Hannibal reinforced his army with the Carthaginian population, continuing to train and recruit while waiting for Scipio to make a move. Scipio, realizing time was against him, began causing havoc in the countryside while moving west, closer and closer to Masinissa who had taken much of his cavalry to claim Numidia for himself. This tactic proved successful, as not only did Scipio meet up with the Numidian cavalry, but it also gave him a better camp for his army before the battle, unlike Hannibal whose camp was far from any water sources. The battle at Zama in 202 BC, quite possibly the most important of the war, could easily have gone either way. However, the combination of Scipio's formation in order to minimize the effect of Hannibal's elephants, as well as Rome's superior Numidian cavalry, brought victory for both the battle, and the war. Scipio's cavalry routed the Carthaginian equivalents and were then able to fall upon the rear of Hannibal's infantry. Hannibal returned to Carthage and encouraged the acceptance of Scipio's terms of surrender.

Scipio spent the rest of the year putting affairs in Africa into order and helping Masinissa secure the throne of Numidia. After the war, Scipio returned back to Rome to serve as Consul in 201 BC. At this time Hannibal had returned to Carthage, the home he hadn't seen for 35 years. There he attempted to bring about economic reforms, and was made a chief magistrate, as well as retaining his military powers. He reformed the Carthaginian government and achieved a sounder economic base, but made many enemies among the elder wealthy citizens. These enemies spread rumors that Hannibal was secretly inciting Antiochus III of Syria to attack Rome. Evading a Roman inquiry, Hannibal fled to Antiochus' court in 195 BC. Scipio led a basic life as a politician while Hannibal worked behind the scenes in the Syrian court until 191 BC.  It was then that Antiochus provoked war with Rome by invading Greece.

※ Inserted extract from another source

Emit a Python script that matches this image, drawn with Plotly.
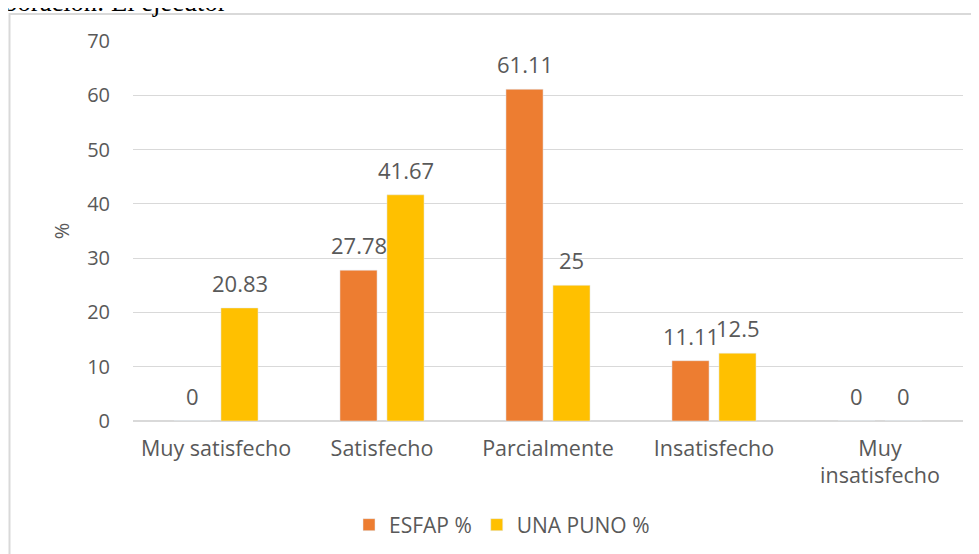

Scipio Africanus was chosen to act as advisor in the coming war to his brother and the current consul, Lucius Scipio. By this time Antiochus had grown jealous of Hannibal's fame and reputation, making him a commander of a fleet instead of the ground forces, a position Hannibal had difficulty adjusting to. Hannibal was defeated in a naval battle, and the Roman ground forces defeated Antiochus in 190 BC. Knowing that the Romans were demanding that he be handed over as part of the peace settlement, Hannibal possibly fled to Armenia, although what he did there is still under great debate. It is known however that he eventually ended up in the court of king Prusias I of Bithynia. There he acted as an advisor in Bithynia's war against Pergamum, an ally of Rome. Although the exact circumstances are unknown, Rome was eventually in a position to demand from Prusias the surrender of Hannibal, who took poison in 183 BC rather than surrender to his life-long enemy.

While Hannibal was aiding Bithynia in the battle against Pergamum, Scipio was having his own difficulties. His many enemies in Rome were finally catching up to him, and the persecution was frantic. He defeated his political enemies in a few short, yet powerful speeches, and was left to spend his last years in peace at his country estate in Liturnum. Although his opponents tried to force him back to stand trial in Rome, such motions were defeated unanimously by both friend and enemy tribune alike. Scipio died peacefully in his home in 183 BC, the very same year Hannibal took his own life.